Copy out every line exactly, passing over the pictures.

# Stored data
"""

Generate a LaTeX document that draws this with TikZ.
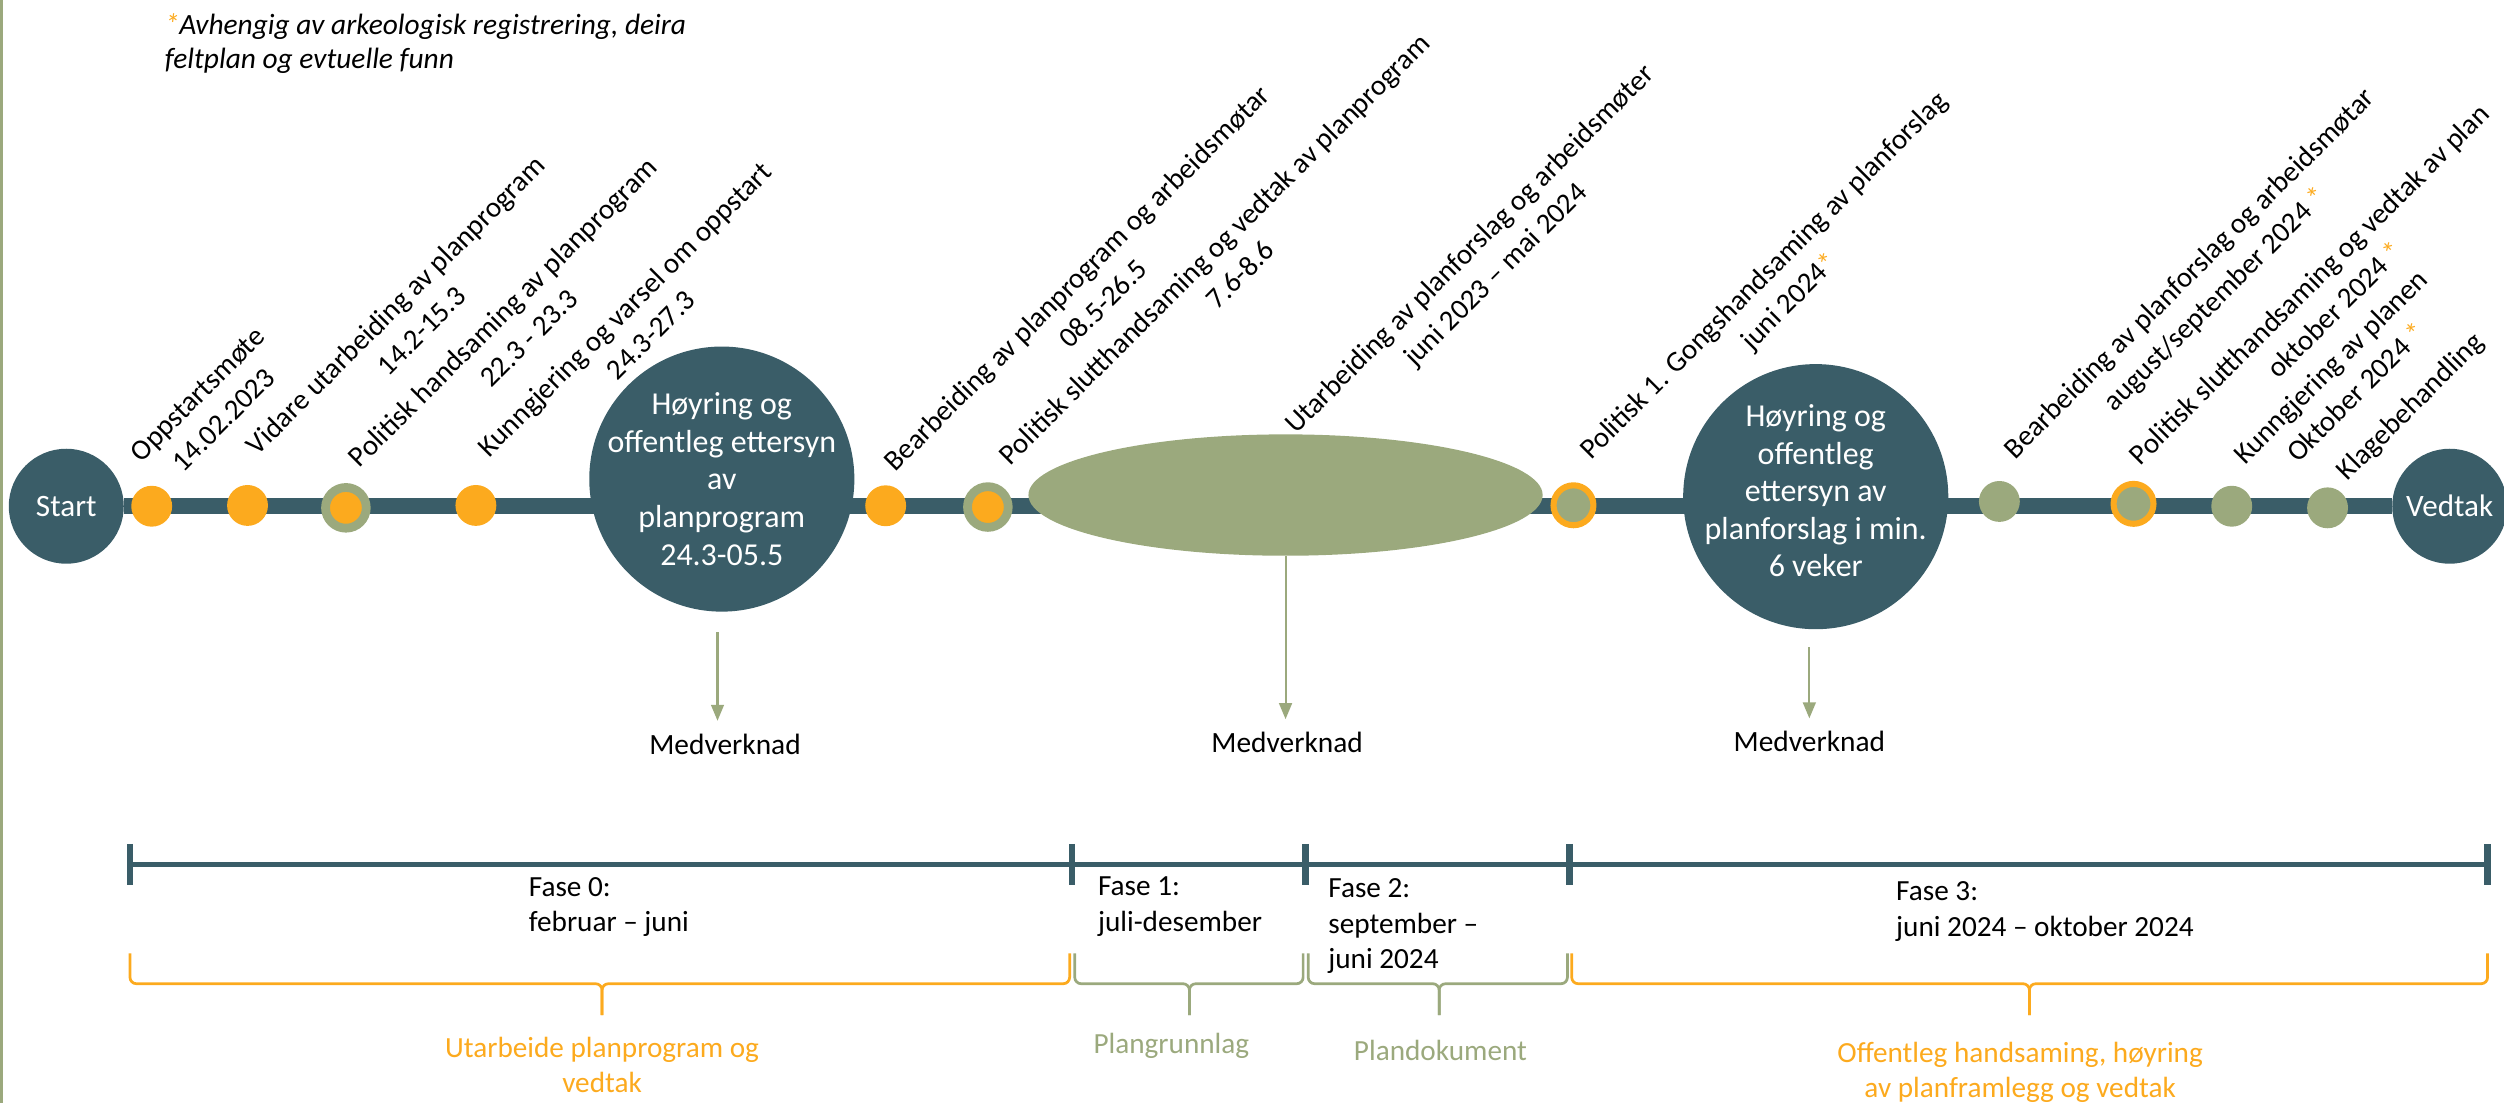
\documentclass[tikz,border=0pt]{standalone}
\usepackage{fontspec}
\setmainfont{Carlito}
\usetikzlibrary{shapes.geometric,arrows.meta}
\definecolor{teal1}{HTML}{3A5D68}
\definecolor{olive1}{HTML}{9BA97D}
\definecolor{orng}{HTML}{FCAA1E}
\newcommand{\ostar}{\textcolor{orng}{*}}
\newcommand{\phbrace}[4]{%
  \draw[#1, line width=1.7, rounded corners=4pt] (#2,597) -- (#2,616) -- (#3,616) -- (#3,635.7);
  \draw[#1, line width=1.7, rounded corners=4pt] (#4,597) -- (#4,616) -- (#3,616) -- (#3,635.7);}
\begin{document}
\begin{tikzpicture}[x=1pt,y=-1pt,
  lbl/.style={rotate=45, align=center, inner sep=0, font=\fontsize{18.1}{22.8}\selectfont},
  dotO/.style={circle, fill=orng, minimum size=25.6, inner sep=0},
  dotG/.style={circle, fill=olive1, minimum size=25.6, inner sep=0},
  ringG/.style={circle, fill=orng, draw=olive1, line width=5.5, minimum size=25.5, inner sep=0},
  ringO/.style={circle, fill=olive1, draw=orng, line width=3.8, minimum size=25, inner sep=0},
  big/.style={circle, fill=teal1, minimum size=166, inner sep=0},
  endc/.style={circle, fill=teal1, minimum size=72, inner sep=0, text=white, font=\fontsize{19.5}{23}\selectfont},
  ctext/.style={text=white, align=center, inner sep=0, font=\fontsize{20}{23.5}\selectfont},
  med/.style={inner sep=0, font=\fontsize{18.4}{22}\selectfont},
  arr/.style={draw=olive1, line width=1.3, shorten >=8pt, -{Triangle[length=10pt,width=8pt]}},
  phase/.style={align=left, anchor=north west, inner sep=0, font=\fontsize{18.3}{22.3}\selectfont},
  brlab/.style={align=center, anchor=north, inner sep=0, font=\fontsize{18.3}{22.3}\selectfont},
  tick/.style={draw=teal1, line width=4}]
\useasboundingbox (0,0) rectangle (1568,690.7);
\draw[olive1, line width=1.5] (1,0) -- (1,690.7);

% footnote
\node[align=left, anchor=north west, inner sep=0, font=\fontsize{18.4}{21.4}\selectfont\itshape] (note) at (103,8.4)
  {\ostar Avhengig av arkeologisk registrering, deira\\feltplan og evtuelle funn};

% main timeline
\node[endc] (start) at (41.5,317) {Start};
\node[endc] (vedtak) at (1534,317) {Vedtak};
\draw[teal1, line width=10] (start) -- (vedtak);

\node[dotO] (d1) at (95,317) {};
\node[dotO] (d2) at (155,316.5) {};
\node[ringG] (d3) at (216.6,318) {};
\node[dotO] (d4) at (298,316.5) {};
\node[big] (c1) at (452,300) {};
\node[ctext] (c1t) at (452,300) {Høyring og\\offentleg ettersyn\\av\\planprogram\\24.3-05.5};
\node[dotO] (d5) at (554.6,316.7) {};
\node[ringG] (d6) at (618.6,317.5) {};
\node[ellipse, fill=olive1, minimum width=322, minimum height=76, inner sep=0] (ell) at (805,310) {};
\node[ringO] (d7) at (985.3,316.4) {};
\node[big] (c2) at (1137,311) {};
\node[ctext] (c2t) at (1137,307.5) {Høyring og\\offentleg\\ettersyn av\\planforslag i min.\\6 veker};
\node[dotG] (d8) at (1252,314) {};
\node[ringO] (d9) at (1336,315.5) {};
\node[dotG] (d10) at (1397.5,317) {};
\node[dotG] (d11) at (1457.5,318) {};

% rotated labels
\node[lbl] (l1) at (131.8,254.9) {Oppstartsmøte\\14.02.2023};
\node[lbl] (l2) at (255.6,199.0) {Vidare utarbeiding av planprogram\\14.2-15.3};
\node[lbl] (l3) at (322.8,203.5) {Politisk handsaming av planprogram\\22.3 - 23.3};
\node[lbl] (l4) at (399.1,201.6) {Kunngjering og varsel om oppstart\\24.3-27.3};
\node[lbl] (l5) at (682.3,182.0) {Bearbeiding av planprogram og arbeidsmøtar\\08.5-26.5};
\node[lbl] (l6) at (768.4,163.8) {Politisk slutthandsaming og vedtak av planprogram\\7.6-8.6};
\node[lbl] (l7) at (929.0,164.6) {Utarbeiding av planforslag og arbeidsmøter\\juni 2023 – mai 2024};
\node[lbl] (l8) at (1113.1,181.2) {Politisk 1. Gongshandsaming av planforslag\\juni 2024\ostar};
\node[lbl] (l9) at (1379.7,180.0) {Bearbeiding av planforslag og arbeidsmøtar\\august/september 2024 \ostar};
\node[lbl] (l10) at (1454.0,185.9) {Politisk slutthandsaming og vedtak av plan\\oktober 2024 \ostar};
\node[lbl] (l11) at (1467.2,237.5) {Kunngjering av planen\\Oktober 2024 \ostar};
\node[lbl] (l12) at (1509.8,255.2) {Klagebehandling};

% Medverknad
\node[med] (m1) at (454,466) {Medverknad};
\node[med] (m2) at (806,465) {Medverknad};
\node[med] (m3) at (1133,464.5) {Medverknad};
\coordinate (a1) at (449.3,396);
\coordinate (a3) at (1133,405.2);
\draw[arr] (a1) -- (a1 |- m1.north);
\draw[arr] (ell.south) -- (ell.south |- m2.north);
\draw[arr] (a3) -- (a3 |- m3.north);

% phase bar
\coordinate (t0) at (81.4,541.4);
\coordinate (t4) at (1557.7,541.4);
\draw[teal1, line width=2.8] (t0) -- (t4);
\foreach \x in {81.4,671.4,817.6,982.8,1557.7} \draw[tick] (\x,528.5) -- (\x,554);

\node[phase] (f0) at (331,549) {Fase 0:\\februar – juni};
\node[phase] (f1) at (687.4,549) {Fase 1:\\juli-desember};
\node[phase] (f2) at (831.6,550) {Fase 2:\\september –\\juni 2024};
\node[phase] (f3) at (1187.2,552) {Fase 3:\\juni 2024 – oktober 2024};

% braces
\phbrace{orng}{81.4}{377}{669.8}
\phbrace{olive1}{673}{744.8}{816}
\phbrace{olive1}{819.2}{901.2}{981.5}
\phbrace{orng}{984.2}{1270.8}{1557.7}

\node[brlab, text=orng] (b0) at (377,649) {Utarbeide planprogram og\\vedtak};
\node[brlab, text=olive1] (b1) at (733.5,646.5) {Plangrunnlag};
\node[brlab, text=olive1] (b2) at (902,651.3) {Plandokument};
\node[brlab, text=orng] (b3) at (1265,652.3) {Offentleg handsaming, høyring\\av planframlegg og vedtak};
\end{tikzpicture}
\end{document}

"""

# Complete response
Generate a LaTeX document that draws this with TikZ.
\documentclass[tikz,border=0pt]{standalone}
\usepackage{fontspec}
\setmainfont{Carlito}
\usetikzlibrary{shapes.geometric,arrows.meta}
\definecolor{teal1}{HTML}{3A5D68}
\definecolor{olive1}{HTML}{9BA97D}
\definecolor{orng}{HTML}{FCAA1E}
\newcommand{\ostar}{\textcolor{orng}{*}}
\newcommand{\phbrace}[4]{%
  \draw[#1, line width=1.7, rounded corners=4pt] (#2,597) -- (#2,616) -- (#3,616) -- (#3,635.7);
  \draw[#1, line width=1.7, rounded corners=4pt] (#4,597) -- (#4,616) -- (#3,616) -- (#3,635.7);}
\begin{document}
\begin{tikzpicture}[x=1pt,y=-1pt,
  lbl/.style={rotate=45, align=center, inner sep=0, font=\fontsize{18.1}{22.8}\selectfont},
  dotO/.style={circle, fill=orng, minimum size=25.6, inner sep=0},
  dotG/.style={circle, fill=olive1, minimum size=25.6, inner sep=0},
  ringG/.style={circle, fill=orng, draw=olive1, line width=5.5, minimum size=25.5, inner sep=0},
  ringO/.style={circle, fill=olive1, draw=orng, line width=3.8, minimum size=25, inner sep=0},
  big/.style={circle, fill=teal1, minimum size=166, inner sep=0},
  endc/.style={circle, fill=teal1, minimum size=72, inner sep=0, text=white, font=\fontsize{19.5}{23}\selectfont},
  ctext/.style={text=white, align=center, inner sep=0, font=\fontsize{20}{23.5}\selectfont},
  med/.style={inner sep=0, font=\fontsize{18.4}{22}\selectfont},
  arr/.style={draw=olive1, line width=1.3, shorten >=8pt, -{Triangle[length=10pt,width=8pt]}},
  phase/.style={align=left, anchor=north west, inner sep=0, font=\fontsize{18.3}{22.3}\selectfont},
  brlab/.style={align=center, anchor=north, inner sep=0, font=\fontsize{18.3}{22.3}\selectfont},
  tick/.style={draw=teal1, line width=4}]
\useasboundingbox (0,0) rectangle (1568,690.7);
\draw[olive1, line width=1.5] (1,0) -- (1,690.7);

% footnote
\node[align=left, anchor=north west, inner sep=0, font=\fontsize{18.4}{21.4}\selectfont\itshape] (note) at (103,8.4)
  {\ostar Avhengig av arkeologisk registrering, deira\\feltplan og evtuelle funn};

% main timeline
\node[endc] (start) at (41.5,317) {Start};
\node[endc] (vedtak) at (1534,317) {Vedtak};
\draw[teal1, line width=10] (start) -- (vedtak);

\node[dotO] (d1) at (95,317) {};
\node[dotO] (d2) at (155,316.5) {};
\node[ringG] (d3) at (216.6,318) {};
\node[dotO] (d4) at (298,316.5) {};
\node[big] (c1) at (452,300) {};
\node[ctext] (c1t) at (452,300) {Høyring og\\offentleg ettersyn\\av\\planprogram\\24.3-05.5};
\node[dotO] (d5) at (554.6,316.7) {};
\node[ringG] (d6) at (618.6,317.5) {};
\node[ellipse, fill=olive1, minimum width=322, minimum height=76, inner sep=0] (ell) at (805,310) {};
\node[ringO] (d7) at (985.3,316.4) {};
\node[big] (c2) at (1137,311) {};
\node[ctext] (c2t) at (1137,307.5) {Høyring og\\offentleg\\ettersyn av\\planforslag i min.\\6 veker};
\node[dotG] (d8) at (1252,314) {};
\node[ringO] (d9) at (1336,315.5) {};
\node[dotG] (d10) at (1397.5,317) {};
\node[dotG] (d11) at (1457.5,318) {};

% rotated labels
\node[lbl] (l1) at (131.8,254.9) {Oppstartsmøte\\14.02.2023};
\node[lbl] (l2) at (255.6,199.0) {Vidare utarbeiding av planprogram\\14.2-15.3};
\node[lbl] (l3) at (322.8,203.5) {Politisk handsaming av planprogram\\22.3 - 23.3};
\node[lbl] (l4) at (399.1,201.6) {Kunngjering og varsel om oppstart\\24.3-27.3};
\node[lbl] (l5) at (682.3,182.0) {Bearbeiding av planprogram og arbeidsmøtar\\08.5-26.5};
\node[lbl] (l6) at (768.4,163.8) {Politisk slutthandsaming og vedtak av planprogram\\7.6-8.6};
\node[lbl] (l7) at (929.0,164.6) {Utarbeiding av planforslag og arbeidsmøter\\juni 2023 – mai 2024};
\node[lbl] (l8) at (1113.1,181.2) {Politisk 1. Gongshandsaming av planforslag\\juni 2024\ostar};
\node[lbl] (l9) at (1379.7,180.0) {Bearbeiding av planforslag og arbeidsmøtar\\august/september 2024 \ostar};
\node[lbl] (l10) at (1454.0,185.9) {Politisk slutthandsaming og vedtak av plan\\oktober 2024 \ostar};
\node[lbl] (l11) at (1467.2,237.5) {Kunngjering av planen\\Oktober 2024 \ostar};
\node[lbl] (l12) at (1509.8,255.2) {Klagebehandling};

% Medverknad
\node[med] (m1) at (454,466) {Medverknad};
\node[med] (m2) at (806,465) {Medverknad};
\node[med] (m3) at (1133,464.5) {Medverknad};
\coordinate (a1) at (449.3,396);
\coordinate (a3) at (1133,405.2);
\draw[arr] (a1) -- (a1 |- m1.north);
\draw[arr] (ell.south) -- (ell.south |- m2.north);
\draw[arr] (a3) -- (a3 |- m3.north);

% phase bar
\coordinate (t0) at (81.4,541.4);
\coordinate (t4) at (1557.7,541.4);
\draw[teal1, line width=2.8] (t0) -- (t4);
\foreach \x in {81.4,671.4,817.6,982.8,1557.7} \draw[tick] (\x,528.5) -- (\x,554);

\node[phase] (f0) at (331,549) {Fase 0:\\februar – juni};
\node[phase] (f1) at (687.4,549) {Fase 1:\\juli-desember};
\node[phase] (f2) at (831.6,550) {Fase 2:\\september –\\juni 2024};
\node[phase] (f3) at (1187.2,552) {Fase 3:\\juni 2024 – oktober 2024};

% braces
\phbrace{orng}{81.4}{377}{669.8}
\phbrace{olive1}{673}{744.8}{816}
\phbrace{olive1}{819.2}{901.2}{981.5}
\phbrace{orng}{984.2}{1270.8}{1557.7}

\node[brlab, text=orng] (b0) at (377,649) {Utarbeide planprogram og\\vedtak};
\node[brlab, text=olive1] (b1) at (733.5,646.5) {Plangrunnlag};
\node[brlab, text=olive1] (b2) at (902,651.3) {Plandokument};
\node[brlab, text=orng] (b3) at (1265,652.3) {Offentleg handsaming, høyring\\av planframlegg og vedtak};
\end{tikzpicture}
\end{document}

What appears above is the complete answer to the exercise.